BRIEF »
Up to and including the line with "(crlbl) at (41,737)", write out the listing from its first line, minus the pictures.

SOURCE DATA »
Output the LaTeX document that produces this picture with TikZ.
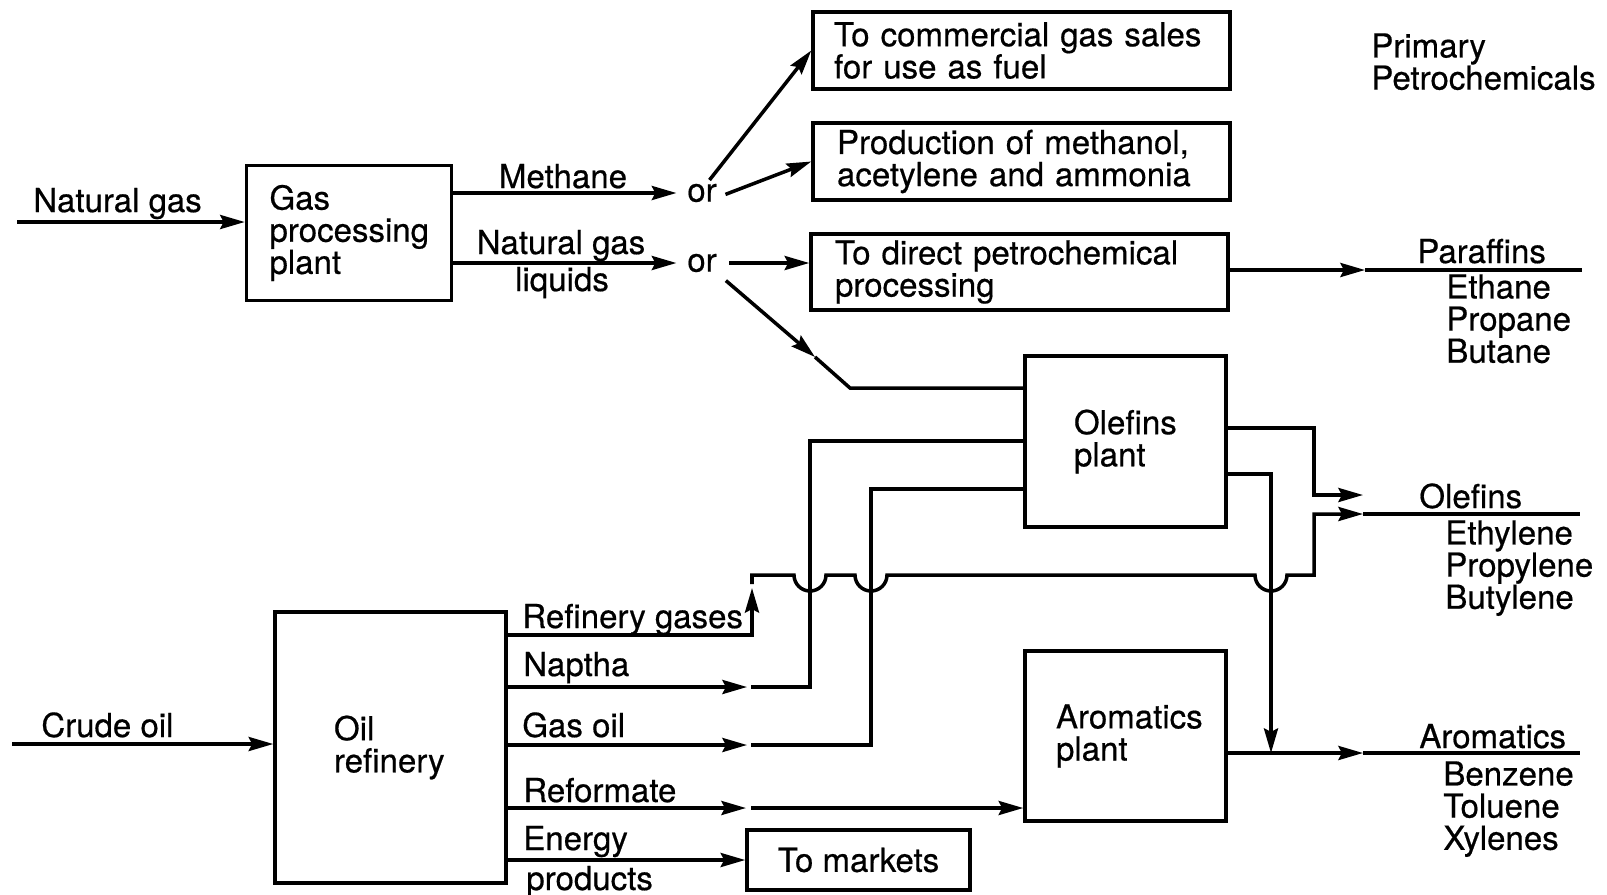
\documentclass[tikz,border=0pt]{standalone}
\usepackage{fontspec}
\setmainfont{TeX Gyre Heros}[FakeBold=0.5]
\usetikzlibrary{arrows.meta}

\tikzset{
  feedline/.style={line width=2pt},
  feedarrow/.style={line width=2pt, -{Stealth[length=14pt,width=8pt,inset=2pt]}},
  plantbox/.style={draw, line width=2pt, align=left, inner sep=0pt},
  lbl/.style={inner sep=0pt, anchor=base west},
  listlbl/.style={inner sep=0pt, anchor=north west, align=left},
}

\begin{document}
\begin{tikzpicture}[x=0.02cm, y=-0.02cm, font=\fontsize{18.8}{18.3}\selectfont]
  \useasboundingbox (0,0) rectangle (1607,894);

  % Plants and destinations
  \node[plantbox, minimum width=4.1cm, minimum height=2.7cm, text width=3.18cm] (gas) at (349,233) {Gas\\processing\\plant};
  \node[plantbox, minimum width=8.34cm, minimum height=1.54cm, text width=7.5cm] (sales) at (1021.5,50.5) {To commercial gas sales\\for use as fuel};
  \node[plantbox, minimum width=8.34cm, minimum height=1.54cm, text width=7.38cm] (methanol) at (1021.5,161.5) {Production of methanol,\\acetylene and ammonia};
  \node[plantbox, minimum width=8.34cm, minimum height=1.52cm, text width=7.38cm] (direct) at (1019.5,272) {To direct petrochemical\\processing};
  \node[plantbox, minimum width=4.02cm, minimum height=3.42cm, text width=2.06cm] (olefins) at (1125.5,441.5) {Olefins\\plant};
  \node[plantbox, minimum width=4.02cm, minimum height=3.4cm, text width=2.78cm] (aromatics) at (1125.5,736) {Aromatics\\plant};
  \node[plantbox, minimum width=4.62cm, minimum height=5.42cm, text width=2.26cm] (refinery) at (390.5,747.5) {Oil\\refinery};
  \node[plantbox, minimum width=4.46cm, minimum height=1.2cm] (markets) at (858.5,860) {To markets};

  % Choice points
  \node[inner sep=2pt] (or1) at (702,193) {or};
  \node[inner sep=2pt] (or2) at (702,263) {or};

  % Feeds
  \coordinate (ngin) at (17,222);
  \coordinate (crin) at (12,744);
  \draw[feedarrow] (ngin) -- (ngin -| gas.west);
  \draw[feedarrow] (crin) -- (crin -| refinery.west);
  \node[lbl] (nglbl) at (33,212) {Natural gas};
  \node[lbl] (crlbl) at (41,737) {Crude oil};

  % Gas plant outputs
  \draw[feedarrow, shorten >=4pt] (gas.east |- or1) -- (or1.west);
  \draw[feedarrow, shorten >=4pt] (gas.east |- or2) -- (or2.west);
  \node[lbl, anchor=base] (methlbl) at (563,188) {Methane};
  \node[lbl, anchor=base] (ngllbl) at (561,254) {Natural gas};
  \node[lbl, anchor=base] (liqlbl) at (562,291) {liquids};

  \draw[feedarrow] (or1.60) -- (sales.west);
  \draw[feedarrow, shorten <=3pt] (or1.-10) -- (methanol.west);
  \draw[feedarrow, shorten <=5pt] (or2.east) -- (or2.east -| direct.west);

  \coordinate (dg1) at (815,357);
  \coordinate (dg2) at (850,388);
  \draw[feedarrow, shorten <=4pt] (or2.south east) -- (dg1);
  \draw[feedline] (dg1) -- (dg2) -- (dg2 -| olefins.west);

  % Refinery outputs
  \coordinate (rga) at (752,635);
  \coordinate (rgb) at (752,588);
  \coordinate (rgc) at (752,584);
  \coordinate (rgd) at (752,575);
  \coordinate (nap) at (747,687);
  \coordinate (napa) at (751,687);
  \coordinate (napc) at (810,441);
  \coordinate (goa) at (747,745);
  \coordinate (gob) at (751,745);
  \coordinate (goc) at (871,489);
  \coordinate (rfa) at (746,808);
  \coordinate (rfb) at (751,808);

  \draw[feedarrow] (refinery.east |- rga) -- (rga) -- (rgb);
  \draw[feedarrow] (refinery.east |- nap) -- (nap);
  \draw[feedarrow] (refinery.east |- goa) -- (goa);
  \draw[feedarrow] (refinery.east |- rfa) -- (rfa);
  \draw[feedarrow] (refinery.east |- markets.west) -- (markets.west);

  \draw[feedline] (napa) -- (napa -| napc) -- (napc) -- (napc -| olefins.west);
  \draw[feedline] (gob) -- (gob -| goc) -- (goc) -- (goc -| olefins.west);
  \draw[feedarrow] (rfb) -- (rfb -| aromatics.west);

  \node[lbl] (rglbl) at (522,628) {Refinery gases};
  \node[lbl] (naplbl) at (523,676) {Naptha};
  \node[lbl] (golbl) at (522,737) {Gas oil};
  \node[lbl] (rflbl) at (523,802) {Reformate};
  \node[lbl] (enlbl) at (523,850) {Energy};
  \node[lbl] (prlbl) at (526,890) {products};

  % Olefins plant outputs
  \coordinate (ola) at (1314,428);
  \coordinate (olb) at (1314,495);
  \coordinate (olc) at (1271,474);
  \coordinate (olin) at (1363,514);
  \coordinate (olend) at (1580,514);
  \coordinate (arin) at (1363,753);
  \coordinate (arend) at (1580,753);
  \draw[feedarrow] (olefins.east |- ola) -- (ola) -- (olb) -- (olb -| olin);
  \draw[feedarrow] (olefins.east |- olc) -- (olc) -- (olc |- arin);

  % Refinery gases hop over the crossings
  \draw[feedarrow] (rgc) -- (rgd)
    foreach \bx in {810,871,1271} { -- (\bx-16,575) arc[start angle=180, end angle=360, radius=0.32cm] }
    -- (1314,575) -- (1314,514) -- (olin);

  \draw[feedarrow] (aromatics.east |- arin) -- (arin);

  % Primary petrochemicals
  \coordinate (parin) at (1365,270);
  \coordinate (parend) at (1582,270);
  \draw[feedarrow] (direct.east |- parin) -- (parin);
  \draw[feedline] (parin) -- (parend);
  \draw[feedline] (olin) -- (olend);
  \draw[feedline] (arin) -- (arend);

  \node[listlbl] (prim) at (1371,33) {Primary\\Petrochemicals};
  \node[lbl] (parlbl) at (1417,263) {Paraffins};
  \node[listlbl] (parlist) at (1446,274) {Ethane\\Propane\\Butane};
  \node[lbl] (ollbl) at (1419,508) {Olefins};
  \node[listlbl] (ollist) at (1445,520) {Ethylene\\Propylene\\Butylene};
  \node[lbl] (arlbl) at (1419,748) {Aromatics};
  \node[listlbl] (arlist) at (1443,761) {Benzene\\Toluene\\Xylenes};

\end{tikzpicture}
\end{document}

ANSWER FOR THIS EXERCISE »
Output the LaTeX document that produces this picture with TikZ.
\documentclass[tikz,border=0pt]{standalone}
\usepackage{fontspec}
\setmainfont{TeX Gyre Heros}[FakeBold=0.5]
\usetikzlibrary{arrows.meta}

\tikzset{
  feedline/.style={line width=2pt},
  feedarrow/.style={line width=2pt, -{Stealth[length=14pt,width=8pt,inset=2pt]}},
  plantbox/.style={draw, line width=2pt, align=left, inner sep=0pt},
  lbl/.style={inner sep=0pt, anchor=base west},
  listlbl/.style={inner sep=0pt, anchor=north west, align=left},
}

\begin{document}
\begin{tikzpicture}[x=0.02cm, y=-0.02cm, font=\fontsize{18.8}{18.3}\selectfont]
  \useasboundingbox (0,0) rectangle (1607,894);

  % Plants and destinations
  \node[plantbox, minimum width=4.1cm, minimum height=2.7cm, text width=3.18cm] (gas) at (349,233) {Gas\\processing\\plant};
  \node[plantbox, minimum width=8.34cm, minimum height=1.54cm, text width=7.5cm] (sales) at (1021.5,50.5) {To commercial gas sales\\for use as fuel};
  \node[plantbox, minimum width=8.34cm, minimum height=1.54cm, text width=7.38cm] (methanol) at (1021.5,161.5) {Production of methanol,\\acetylene and ammonia};
  \node[plantbox, minimum width=8.34cm, minimum height=1.52cm, text width=7.38cm] (direct) at (1019.5,272) {To direct petrochemical\\processing};
  \node[plantbox, minimum width=4.02cm, minimum height=3.42cm, text width=2.06cm] (olefins) at (1125.5,441.5) {Olefins\\plant};
  \node[plantbox, minimum width=4.02cm, minimum height=3.4cm, text width=2.78cm] (aromatics) at (1125.5,736) {Aromatics\\plant};
  \node[plantbox, minimum width=4.62cm, minimum height=5.42cm, text width=2.26cm] (refinery) at (390.5,747.5) {Oil\\refinery};
  \node[plantbox, minimum width=4.46cm, minimum height=1.2cm] (markets) at (858.5,860) {To markets};

  % Choice points
  \node[inner sep=2pt] (or1) at (702,193) {or};
  \node[inner sep=2pt] (or2) at (702,263) {or};

  % Feeds
  \coordinate (ngin) at (17,222);
  \coordinate (crin) at (12,744);
  \draw[feedarrow] (ngin) -- (ngin -| gas.west);
  \draw[feedarrow] (crin) -- (crin -| refinery.west);
  \node[lbl] (nglbl) at (33,212) {Natural gas};
  \node[lbl] (crlbl) at (41,737) {Crude oil};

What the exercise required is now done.